4. Reduce cost leakage
Small, recurring expenses can quietly drain your cash. This is often called cost creep.
Take time to review:
- Subscriptions and software tools
- Marketing spend that isn’t delivering results
- Underused services or memberships
- Supplier costs
You can gain some quick wins by cancelling or downgrading anything that isn’t actively supporting your business. Even the smallest of savings will add up and can create a little breathing space.

5. Manage payment timing strategically
Cash flow isn’t just about how much you earn — it’s about when money moves. You can improve your position by managing your outgoings more strategically.
Consider:
- Negotiating longer payment terms with suppliers
- Aligning payment dates with your income cycles
- Spreading large payments where possible
Most suppliers prefer communication over late or missed payments. Having a simple conversation can often create flexibility and build relations.
6. Diversify your income streams
Relying on a small handful of clients increases risk. If one payment is delayed or a contract ends, your cash flow can take a hit.
Ways to diversify:
- Introduce new services or products
- Offer retainers or subscription models
- Upsell to existing customers
- Re-engage past clients
Predictable income streams, such as retainers, are particularly valuable for smoothing cash flow.
7. Build a cash buffer
Even a small cash reserve can act as a safety net. Aim to slowly build a 3-6 month buffer by setting aside a percentage of each payment, such as 5-10%. You can put this into a separate account or savings space. This will give you something to fall back on during quieter periods, reduce your reliance on credit, and give you more control.

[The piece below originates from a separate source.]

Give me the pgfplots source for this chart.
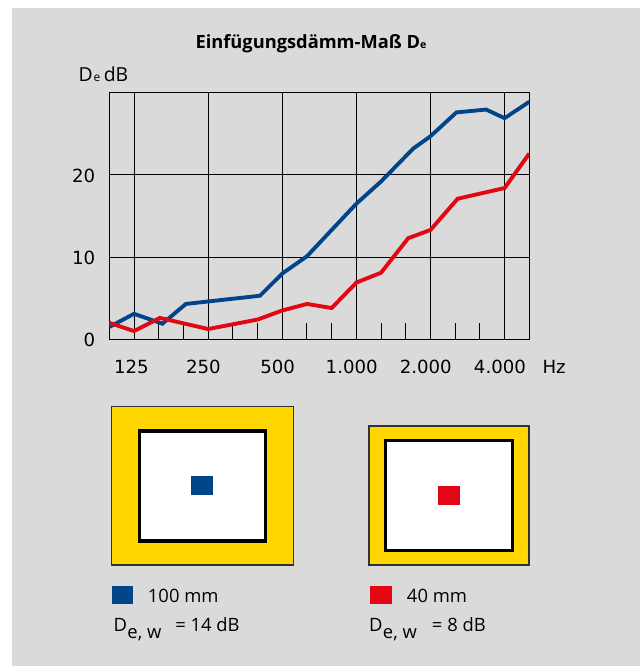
\documentclass[border=0pt]{standalone}
\usepackage{pgfplots}
\pgfplotsset{compat=1.18}
\usepackage{fontspec}
\setmainfont{Open Sans}
\newfontfamily\tickfont{DejaVu Sans}
\definecolor{bg}{RGB}{218,218,218}
\definecolor{cblue}{RGB}{0,68,138}
\definecolor{cred}{RGB}{227,6,19}
\definecolor{cyellow}{RGB}{255,214,0}
\begin{document}
\begin{tikzpicture}
\begin{scope}[x=0.75pt,y=0.75pt]
\fill[white] (0,0) rectangle (640,666);
\fill[bg] (12,0) rectangle (640,658);
\end{scope}
\begin{axis}[
  at={(81.975pt,245.025pt)}, anchor=south west,
  width=315pt, height=184.95pt, scale only axis,
  xmin=0, xmax=17, ymin=0, ymax=30,
  axis line style={black, line width=0.9pt},
  xtick={1,4,7,10,13,16},
  xticklabels={\hspace*{3pt}125,250,500,1.000,2.000,4.000},
  minor xtick={2,3,5,6,8,9,11,12,14,15},
  ytick={0,10,20},
  xmajorgrids, ymajorgrids,
  major grid style={black, line width=0.75pt},
  tick align=inside, xtick pos=bottom, ytick pos=left,
  major tick length=0pt, minor tick length=12pt,
  every tick/.style={black, line width=0.75pt},
  /pgf/number format/assume math mode=true,
  tick label style={font=\tickfont\fontsize{13.6}{15}\selectfont},
  xticklabel style={anchor=base, yshift=-26pt, xshift=-3.5pt},
  yticklabel style={anchor=east, xshift=-7pt, yshift=-0.8pt},
]
\addplot[cblue, line width=2.9pt] coordinates {
 (0,1.5) (1,3.1) (2.15,1.9) (3.1,4.3) (4,4.6) (6.1,5.3) (7,8.0) (8,10.1)
 (10,16.5) (11,19.2) (12.3,23.2) (13,24.7) (14.05,27.6) (15.25,27.95) (16,26.9) (17,28.9)
};
\addplot[cred, line width=2.9pt] coordinates {
 (0,2.0) (1,1.0) (2.05,2.6) (4,1.25) (6,2.4) (7,3.5) (8,4.3) (9,3.8)
 (10,6.9) (11,8.1) (12.1,12.3) (13,13.3) (14.1,17.1) (16,18.4) (17,22.6)
};
\end{axis}
\begin{scope}[x=0.75pt,y=0.75pt]
% title and axis labels
\node[anchor=base, font=\bfseries\fontsize{13.7}{15}\selectfont] at (311,617.7)
  {Einfügungsdämm-Maß D{\fontsize{8}{8}\selectfont e}};
\node[anchor=base west, inner sep=0pt, font=\fontsize{14.5}{15}\selectfont] at (78.3,584.3)
  {D\kern0.8pt{\fontsize{9}{10}\selectfont e}\kern2.5pt dB};
\node[anchor=base west, inner sep=0pt, font=\tickfont\fontsize{13.6}{15}\selectfont] at (542.3,292) {Hz};
% left cross-section
\filldraw[fill=cyellow, draw=black!80, line width=1.1pt] (111.7,101) rectangle (293.3,259.3);
\filldraw[fill=white, draw=black, line width=2.5pt] (139.3,125) rectangle (265.7,235);
\fill[cblue] (191,171) rectangle (213,190);
% right cross-section
\filldraw[fill=cyellow, draw=black!80, line width=1.1pt] (369,101) rectangle (529,240);
\filldraw[fill=white, draw=black, line width=2.5pt] (385.7,115.3) rectangle (512.3,225.3);
\fill[cred] (438,161) rectangle (460,180);
% legend
\fill[cblue] (112.3,61.7) rectangle (133.3,80);
\fill[cred] (370,61.7) rectangle (391.7,80);
\begin{scope}[every node/.style={anchor=base west, inner sep=0pt, font=\fontsize{13.8}{15}\selectfont}]
\node at (147.7,63.7) {100 mm};
\node at (406.7,63.7) {40 mm};
\node at (113.3,34.3) {D};
\node at (127.2,27.6) {e, w};
\node at (175,34.3) {= 14 dB};
\node at (368.8,34.3) {D};
\node at (382.7,27.6) {e, w};
\node at (431.7,34.3) {= 8 dB};
\end{scope}
\end{scope}
\end{tikzpicture}
\end{document}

8. Know your funding options before you need them
When cash flow becomes critical, decisions are often rushed and sometimes ill-informed. It’s far better to fully understand all of your options in advance.
Potential funding sources might include business overdrafts from your bank, short-term loans, and grants. Each option has pros and cons, particularly around cost and repayment terms. The key is to plan, not panic.
Take a look at our in-depth guide on how to get business funding here. For forthcoming local funding opportunities, we always have our finger on the pulse, so please check our Business Funding page regularly for updates.
9. Don't ignore your tax liabilities
Tax is one of the most common causes of sudden cash shortages. It’s easy to overlook, especially during busy periods.
Stay on top of:
- VAT payments
- Corporation Tax
- PAYE and National Insurance
Set aside money regularly so tax bills don’t come as a shock. If you’re a freelancer, make sure you consistently set aside the right percentage of income tax and National Insurance with every payment. Treat tax as a non-negotiable cost, not an afterthought.
10. Take action early
The biggest mistake small business owners make is burying their heads in the sand and waiting too long. Cash flow issues rarely fix themselves. If you’re starting to feel pressure, review your numbers immediately and reduce unnecessary spending. Where you can, plan the timings of costs going out and payments coming in to make them work better for you. And if you start getting the early warning signs (see above), seek advice early. The earlier you act, the more options you have.

Having a cash flow problem doesn’t mean your business is failing. It’s usually a sign that something needs adjusting, whether that’s pricing, processes, costs, or planning.
The most resilient businesses aren’t the ones that never face challenges. They’re the ones that spot risks early and respond quickly. By improving your cash flow management and taking proactive steps, you can protect your business from unnecessary stress and create a more stable foundation for growth. Ultimately, staying in control of your cash means staying in control of your business.